Browse Topics

Services

Programs

Peter Bogdanovich and The Cat's Meow
Director's Latest Film a Tale of Murder, Intrigue on the Ocean

audio icon Listen to Bob Mondello's review of The Cat's Meow.

audio icon Listen to John Ydstie's conversation with Peter Bogdanovich.

On the set of The Cat's Meow
Peter Bogdanovich, left, confers with actress Kirsten Dunst on the set of The Cat's Meow
Photo courtesy Lion's Gate Films

"I certainly understand the terrible reverberations enveloping anybody associated with a murder.... One murder can affect someone terribly, and forever."
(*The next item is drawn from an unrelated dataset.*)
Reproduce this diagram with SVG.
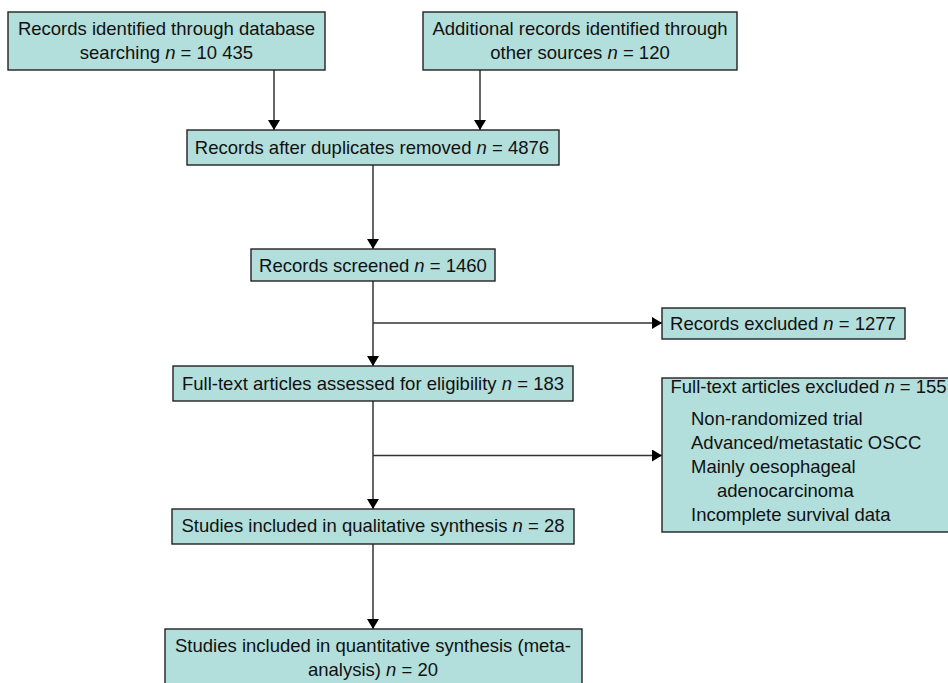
<svg xmlns="http://www.w3.org/2000/svg" width="948" height="683" viewBox="0 0 948 683">
<style>
.box{fill:#b2dedb;stroke:#222;stroke-width:1.4}
.t{font-family:"Liberation Sans",Arial,sans-serif;font-size:18.5px;fill:#111}
.c{text-anchor:middle}
.i{font-style:italic}
.ln{stroke:#333;stroke-width:1.5;fill:none}
</style>
<defs>
<marker id="ah" markerWidth="12" markerHeight="12" refX="10" refY="6" orient="auto" markerUnits="userSpaceOnUse">
<path d="M0,0 L10,6 L0,12 Z" fill="#000"/>
</marker>
</defs>
<rect width="948" height="683" fill="#fff"/>
<g id="connectors">
<line class="ln" x1="274" y1="70" x2="274" y2="130" marker-end="url(#ah)"/>
<line class="ln" x1="480" y1="70" x2="480" y2="130" marker-end="url(#ah)"/>
<line class="ln" x1="373" y1="165" x2="373" y2="249" marker-end="url(#ah)"/>
<line class="ln" x1="373" y1="281" x2="373" y2="366" marker-end="url(#ah)"/>
<line class="ln" x1="373" y1="323" x2="662" y2="323" marker-end="url(#ah)"/>
<line class="ln" x1="373" y1="401" x2="373" y2="509" marker-end="url(#ah)"/>
<line class="ln" x1="373" y1="455.5" x2="662" y2="455.5" marker-end="url(#ah)"/>
<line class="ln" x1="373" y1="544" x2="373" y2="629" marker-end="url(#ah)"/>
</g>
<g id="n1">
<rect class="box" x="8" y="12" width="317" height="58"/>
<text class="t c" x="166.5" y="35">Records identified through database</text>
<text class="t c" x="166.5" y="59">searching <tspan class="i">n</tspan> = 10 435</text>
</g>
<g id="n2">
<rect class="box" x="423" y="12" width="314" height="58"/>
<text class="t c" x="580" y="35">Additional records identified through</text>
<text class="t c" x="580" y="59">other sources <tspan class="i">n</tspan> = 120</text>
</g>
<g id="n3">
<rect class="box" x="187" y="130" width="372" height="35"/>
<text class="t c" x="372" y="153.5">Records after duplicates removed <tspan class="i">n</tspan> = 4876</text>
</g>
<g id="n4">
<rect class="box" x="251" y="249" width="244" height="32"/>
<text class="t c" x="373" y="272">Records screened <tspan class="i">n</tspan> = 1460</text>
</g>
<g id="n5">
<rect class="box" x="662" y="308" width="243" height="31"/>
<text class="t c" x="783" y="329.5">Records excluded <tspan class="i">n</tspan> = 1277</text>
</g>
<g id="n6">
<rect class="box" x="173" y="366" width="400" height="35"/>
<text class="t c" x="373" y="390">Full-text articles assessed for eligibility <tspan class="i">n</tspan> = 183</text>
</g>
<g id="n7">
<rect class="box" x="662" y="378" width="290" height="154"/>
<text class="t" x="670.5" y="392.5">Full-text articles excluded <tspan class="i">n</tspan> = 155</text>
<text class="t" x="691" y="425">Non-randomized trial</text>
<text class="t" x="691" y="449">Advanced/metastatic OSCC</text>
<text class="t" x="691" y="473">Mainly oesophageal</text>
<text class="t" x="717" y="497">adenocarcinoma</text>
<text class="t" x="691" y="521">Incomplete survival data</text>
</g>
<g id="n8">
<rect class="box" x="172" y="509" width="402" height="35"/>
<text class="t c" x="373" y="532">Studies included in qualitative synthesis <tspan class="i">n</tspan> = 28</text>
</g>
<g id="n9">
<rect class="box" x="165" y="629" width="417" height="62"/>
<text class="t c" x="373" y="652">Studies included in quantitative synthesis (meta-</text>
<text class="t c" x="373" y="675.5">analysis) <tspan class="i">n</tspan> = 20</text>
</g>
</svg>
Peter Bogdanovich, to All Things Considered guest host John Ydstie




Peter Bogdanovich
Peter Bogdanovich in NPR's Studio 3A, Washington, D.C.
Photo: David Banks, NPR

April 22, 2002 -- In November 1924, newspaper publisher William Randolph Hearst took his much-younger movie star mistress Marion Davies and a number of other well-known personalities out for a cruise on his private yacht. The pleasure trip ended with a murder, and became a true Hollywood scandal.

Now that scandal is the subject of a new film by one of Hollywood's most acclaimed directors, Peter Bogdanovich. For All Things Considered, guest host John Ydstie interviews the director; and NPR's Bob Mondello reviews the film, The Cat's Meow, which he labels an intriguing re-invention of history.
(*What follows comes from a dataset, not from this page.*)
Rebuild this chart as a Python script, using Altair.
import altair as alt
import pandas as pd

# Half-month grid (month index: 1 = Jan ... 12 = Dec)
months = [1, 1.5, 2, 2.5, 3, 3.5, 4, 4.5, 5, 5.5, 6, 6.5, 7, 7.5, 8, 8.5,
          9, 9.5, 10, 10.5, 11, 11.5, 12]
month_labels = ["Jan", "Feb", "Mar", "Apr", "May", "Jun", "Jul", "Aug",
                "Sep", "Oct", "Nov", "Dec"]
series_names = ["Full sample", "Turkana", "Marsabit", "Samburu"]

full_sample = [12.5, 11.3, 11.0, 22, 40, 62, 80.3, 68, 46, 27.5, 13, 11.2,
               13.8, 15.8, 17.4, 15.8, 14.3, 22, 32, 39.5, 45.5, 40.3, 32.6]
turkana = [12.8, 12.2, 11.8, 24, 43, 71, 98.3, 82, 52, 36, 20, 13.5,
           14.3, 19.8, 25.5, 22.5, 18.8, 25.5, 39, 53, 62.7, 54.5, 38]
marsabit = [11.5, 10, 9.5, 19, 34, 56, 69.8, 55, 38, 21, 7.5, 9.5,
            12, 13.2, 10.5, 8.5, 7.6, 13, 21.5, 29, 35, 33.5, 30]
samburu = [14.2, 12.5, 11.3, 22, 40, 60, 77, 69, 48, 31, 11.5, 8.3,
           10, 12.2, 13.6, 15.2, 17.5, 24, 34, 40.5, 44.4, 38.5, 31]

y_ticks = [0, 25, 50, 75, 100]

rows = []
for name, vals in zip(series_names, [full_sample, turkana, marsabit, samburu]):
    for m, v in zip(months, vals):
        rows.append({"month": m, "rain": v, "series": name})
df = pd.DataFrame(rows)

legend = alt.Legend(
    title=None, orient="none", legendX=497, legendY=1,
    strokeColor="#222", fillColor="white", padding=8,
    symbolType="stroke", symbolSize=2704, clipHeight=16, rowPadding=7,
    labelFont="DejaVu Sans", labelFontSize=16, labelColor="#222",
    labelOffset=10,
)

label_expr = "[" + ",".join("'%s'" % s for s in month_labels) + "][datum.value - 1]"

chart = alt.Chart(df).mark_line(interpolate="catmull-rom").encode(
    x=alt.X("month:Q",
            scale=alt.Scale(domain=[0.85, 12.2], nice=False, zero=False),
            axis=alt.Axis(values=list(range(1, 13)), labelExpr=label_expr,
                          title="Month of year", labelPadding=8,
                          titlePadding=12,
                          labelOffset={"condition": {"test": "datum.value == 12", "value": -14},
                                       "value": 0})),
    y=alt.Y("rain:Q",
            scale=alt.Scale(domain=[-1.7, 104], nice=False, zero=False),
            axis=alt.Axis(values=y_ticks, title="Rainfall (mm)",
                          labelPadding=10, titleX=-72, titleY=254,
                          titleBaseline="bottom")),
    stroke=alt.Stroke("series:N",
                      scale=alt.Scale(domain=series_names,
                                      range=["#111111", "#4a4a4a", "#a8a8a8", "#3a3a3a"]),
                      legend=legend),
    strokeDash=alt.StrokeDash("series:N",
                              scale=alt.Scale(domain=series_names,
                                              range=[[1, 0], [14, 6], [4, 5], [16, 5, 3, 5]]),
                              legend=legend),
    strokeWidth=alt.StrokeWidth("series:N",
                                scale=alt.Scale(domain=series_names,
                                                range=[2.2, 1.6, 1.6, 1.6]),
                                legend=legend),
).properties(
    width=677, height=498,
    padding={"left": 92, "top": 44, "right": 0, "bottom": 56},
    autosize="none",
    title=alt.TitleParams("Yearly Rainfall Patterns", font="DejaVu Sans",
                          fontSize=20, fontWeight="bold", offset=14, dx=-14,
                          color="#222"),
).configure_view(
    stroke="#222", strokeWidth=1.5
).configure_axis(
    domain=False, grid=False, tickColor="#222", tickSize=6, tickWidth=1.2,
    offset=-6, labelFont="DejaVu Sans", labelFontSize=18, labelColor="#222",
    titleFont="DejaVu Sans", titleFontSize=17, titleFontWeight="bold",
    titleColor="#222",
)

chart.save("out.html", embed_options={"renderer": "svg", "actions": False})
"This picture was full of happy accidents," Bogdanovich says. He was first told the true story of the fateful cruise by Orson Welles. Thirty years later, Bogdanovich says, he was on an ocean cruise aboard the Queen Elizabeth II when the story came up again during a conversation with movie critic Roger Ebert. And when he returned from that cruise, the script for The Cat's Meow was on his desk. "I felt maybe it was incumbent on me to make (the film).".

The story is told in flashback, beginning with a funeral -- so it's clear not everyone is going to survive this cruise. But the celebs arriving on the dock are all chipper, from down-on-his-luck producer Thomas Ince, who's seeking backing for his next project, to Charlie Chaplin who wants respite from a scandal involving a pregnant, teenage co-star. But to his dismay, he finds he'll be sailing with a giddy gossip columnist.

Presiding over the festivities is the newspaper baron known chiefly as the inspiration for Citizen Kane. William Randolph Hearst was famously prudish and paranoid. There are hidden microphones all over the yacht to allow Hearst to eavesdrop on his guests.

Bogdanovich is a Hollywood historian, so he delights in the story's inside jokes. Eddie Izzard as Chaplin, for instance, stares at a shoe and wonders whether a starving man trying to eat it would be funny -- a bit Chaplin would put in his comedy, The Gold Rush, that same year.

Bogdanovich has had his own share of tragedy and Hollywood scandal. In 1980, his girlfriend Dorothy Stratten was murdered by her estranged husband, who then took his own life. Stratten's short life and tragic death was made into a movie, Star 80. "I certainly understand the terrible reverberations enveloping anybody associated with a murder," he says. "One murder can affect someone terribly, and forever."

Bogdanovich combines period details with a murder-coverup scandal that feels as if it could have happened yesterday, Mondello says. The Cat's Meow is a Tinseltown portrait that jaded celebrity-haters can appreciate, but that only an insider like Bogdanovich could make.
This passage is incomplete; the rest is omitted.